*Source excerpt*:
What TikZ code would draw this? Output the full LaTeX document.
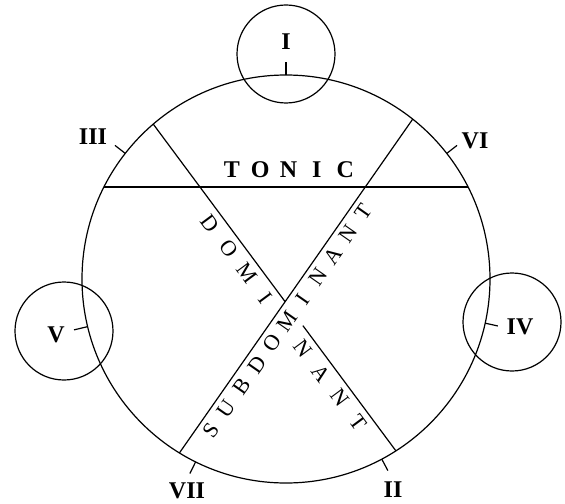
\documentclass[tikz,border=0pt]{standalone}
\usepackage{fontspec}
\setmainfont{Liberation Serif}
\usetikzlibrary{calc}

\tikzset{
    numeral/.style={font=\fontsize{12}{14}\selectfont\bfseries, inner sep=0pt},
    spaced/.style={font=\fontsize{12}{14}\selectfont\bfseries, inner sep=0pt},
    slanted/.style={font=\fontsize{11}{13}\selectfont, inner sep=0pt},
}

\begin{document}
\begin{tikzpicture}[x=0.5pt, y=0.5pt, line width=0.6pt]
    \useasboundingbox (-286,-224) rectangle (279,279);

    %% Centre and the big circle
    \coordinate (O) at (0, 0);
    \draw (O) circle (204);

    %% --- The three key circles (I, V, IV) ---
    \draw (0, 225)    circle (49);
    \draw (-222, -52) circle (49);
    \draw (226, -43)  circle (49);

    %% --- Ticks on the rim ---
    \coordinate (inI)   at (90:204);    \coordinate (outI)   at (90:217);
    \coordinate (inIII) at (142:204);   \coordinate (outIII) at (142:217);
    \coordinate (inVI)  at (38:204);    \coordinate (outVI)  at (38:217);
    \coordinate (inV)   at (193.5:204); \coordinate (outV)   at (193.5:218);
    \coordinate (inIV)  at (347.5:204); \coordinate (outIV)  at (347.5:217);
    \coordinate (inVII) at (243.7:204); \coordinate (outVII) at (243.7:217);
    \coordinate (inII)  at (298:204);   \coordinate (outII)  at (298:217);

    \draw (inI)   -- (outI);
    \draw (inIII) -- (outIII);
    \draw (inVI)  -- (outVI);
    \draw (inV)   -- (outV);
    \draw (inIV)  -- (outIV);
    \draw (inVII) -- (outVII);
    \draw (inII)  -- (outII);

    %% Degree numerals
    \node[numeral] (labI)   at (0, 237)     {I};
    \node[numeral] (labIII) at (-193, 142)  {III};
    \node[numeral] (labVI)  at (189, 138)   {VI};
    \node[numeral] (labV)   at (-230, -56)  {V};
    \node[numeral] (labIV)  at (234, -48)   {IV};
    \node[numeral] (labVII) at (-99, -212)  {VII};
    \node[numeral] (labII)  at (107, -211)  {II};

    %% --- Tonic chord ---
    \coordinate (tonicR) at (26.8:204);
    \coordinate (tonicL) at (153.2:204);
    \draw (tonicL) -- (tonicR);

    \node[spaced] (ton1) at (-54, 109)   {T};
    \node[spaced] (ton2) at (-25.7, 109) {O};
    \node[spaced] (ton3) at (2.6, 109)   {N};
    \node[spaced] (ton4) at (30.9, 109)  {I};
    \node[spaced] (ton5) at (59.2, 109)  {C};

    %% --- Dominant chord (broken where it meets the other one) ---
    \coordinate (a1) at (130.6:204);
    \coordinate (a2) at (-57.4:204);

    \begin{scope}[shift={(a1)}, rotate=-53.4, transform shape]
        \coordinate (cross)  at (221, 0);
        \coordinate (resume) at (251, 0);
        \node[slanted] (dom1) at (113.6, -13.3) {D};
        \node[slanted] (dom2) at (144.6, -13.3) {O};
        \node[slanted] (dom3) at (175.6, -13.3) {M};
        \node[slanted] (dom4) at (206.6, -13.3) {I};
        \node[slanted] (dom5) at (269.6, -13.3) {N};
        \node[slanted] (dom6) at (300.2, -13.3) {A};
        \node[slanted] (dom7) at (330.8, -13.3) {N};
        \node[slanted] (dom8) at (361.6, -13.3) {T};
    \end{scope}

    \draw (a1) -- (cross);
    \draw (resume) -- (a2);

    %% --- Subdominant chord ---
    \coordinate (b1) at (238.5:204);
    \coordinate (b2) at (51.6:204);
    \draw (b1) -- (b2);

    \begin{scope}[shift={(b1)}, rotate=55.06, transform shape]
        \node[slanted] (sub1)  at (36.4, -13)  {S};
        \node[slanted] (sub2)  at (63.1, -13)  {U};
        \node[slanted] (sub3)  at (89.8, -13)  {B};
        \node[slanted] (sub4)  at (116.5, -13) {D};
        \node[slanted] (sub5)  at (143.2, -13) {O};
        \node[slanted] (sub6)  at (169.9, -13) {M};
        \node[slanted] (sub7)  at (196.6, -13) {I};
        \node[slanted] (sub8)  at (223.3, -13) {N};
        \node[slanted] (sub9)  at (250.0, -13) {A};
        \node[slanted] (sub10) at (276.7, -13) {N};
        \node[slanted] (sub11) at (303.4, -13) {T};
    \end{scope}

\end{tikzpicture}
\end{document}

*Job*:
All the lines above are to be given again exactly as they read, with the pictures removed.

*The response*:
What TikZ code would draw this? Output the full LaTeX document.
\documentclass[tikz,border=0pt]{standalone}
\usepackage{fontspec}
\setmainfont{Liberation Serif}
\usetikzlibrary{calc}

\tikzset{
    numeral/.style={font=\fontsize{12}{14}\selectfont\bfseries, inner sep=0pt},
    spaced/.style={font=\fontsize{12}{14}\selectfont\bfseries, inner sep=0pt},
    slanted/.style={font=\fontsize{11}{13}\selectfont, inner sep=0pt},
}

\begin{document}
\begin{tikzpicture}[x=0.5pt, y=0.5pt, line width=0.6pt]
    \useasboundingbox (-286,-224) rectangle (279,279);

    %% Centre and the big circle
    \coordinate (O) at (0, 0);
    \draw (O) circle (204);

    %% --- The three key circles (I, V, IV) ---
    \draw (0, 225)    circle (49);
    \draw (-222, -52) circle (49);
    \draw (226, -43)  circle (49);

    %% --- Ticks on the rim ---
    \coordinate (inI)   at (90:204);    \coordinate (outI)   at (90:217);
    \coordinate (inIII) at (142:204);   \coordinate (outIII) at (142:217);
    \coordinate (inVI)  at (38:204);    \coordinate (outVI)  at (38:217);
    \coordinate (inV)   at (193.5:204); \coordinate (outV)   at (193.5:218);
    \coordinate (inIV)  at (347.5:204); \coordinate (outIV)  at (347.5:217);
    \coordinate (inVII) at (243.7:204); \coordinate (outVII) at (243.7:217);
    \coordinate (inII)  at (298:204);   \coordinate (outII)  at (298:217);

    \draw (inI)   -- (outI);
    \draw (inIII) -- (outIII);
    \draw (inVI)  -- (outVI);
    \draw (inV)   -- (outV);
    \draw (inIV)  -- (outIV);
    \draw (inVII) -- (outVII);
    \draw (inII)  -- (outII);

    %% Degree numerals
    \node[numeral] (labI)   at (0, 237)     {I};
    \node[numeral] (labIII) at (-193, 142)  {III};
    \node[numeral] (labVI)  at (189, 138)   {VI};
    \node[numeral] (labV)   at (-230, -56)  {V};
    \node[numeral] (labIV)  at (234, -48)   {IV};
    \node[numeral] (labVII) at (-99, -212)  {VII};
    \node[numeral] (labII)  at (107, -211)  {II};

    %% --- Tonic chord ---
    \coordinate (tonicR) at (26.8:204);
    \coordinate (tonicL) at (153.2:204);
    \draw (tonicL) -- (tonicR);

    \node[spaced] (ton1) at (-54, 109)   {T};
    \node[spaced] (ton2) at (-25.7, 109) {O};
    \node[spaced] (ton3) at (2.6, 109)   {N};
    \node[spaced] (ton4) at (30.9, 109)  {I};
    \node[spaced] (ton5) at (59.2, 109)  {C};

    %% --- Dominant chord (broken where it meets the other one) ---
    \coordinate (a1) at (130.6:204);
    \coordinate (a2) at (-57.4:204);

    \begin{scope}[shift={(a1)}, rotate=-53.4, transform shape]
        \coordinate (cross)  at (221, 0);
        \coordinate (resume) at (251, 0);
        \node[slanted] (dom1) at (113.6, -13.3) {D};
        \node[slanted] (dom2) at (144.6, -13.3) {O};
        \node[slanted] (dom3) at (175.6, -13.3) {M};
        \node[slanted] (dom4) at (206.6, -13.3) {I};
        \node[slanted] (dom5) at (269.6, -13.3) {N};
        \node[slanted] (dom6) at (300.2, -13.3) {A};
        \node[slanted] (dom7) at (330.8, -13.3) {N};
        \node[slanted] (dom8) at (361.6, -13.3) {T};
    \end{scope}

    \draw (a1) -- (cross);
    \draw (resume) -- (a2);

    %% --- Subdominant chord ---
    \coordinate (b1) at (238.5:204);
    \coordinate (b2) at (51.6:204);
    \draw (b1) -- (b2);

    \begin{scope}[shift={(b1)}, rotate=55.06, transform shape]
        \node[slanted] (sub1)  at (36.4, -13)  {S};
        \node[slanted] (sub2)  at (63.1, -13)  {U};
        \node[slanted] (sub3)  at (89.8, -13)  {B};
        \node[slanted] (sub4)  at (116.5, -13) {D};
        \node[slanted] (sub5)  at (143.2, -13) {O};
        \node[slanted] (sub6)  at (169.9, -13) {M};
        \node[slanted] (sub7)  at (196.6, -13) {I};
        \node[slanted] (sub8)  at (223.3, -13) {N};
        \node[slanted] (sub9)  at (250.0, -13) {A};
        \node[slanted] (sub10) at (276.7, -13) {N};
        \node[slanted] (sub11) at (303.4, -13) {T};
    \end{scope}

\end{tikzpicture}
\end{document}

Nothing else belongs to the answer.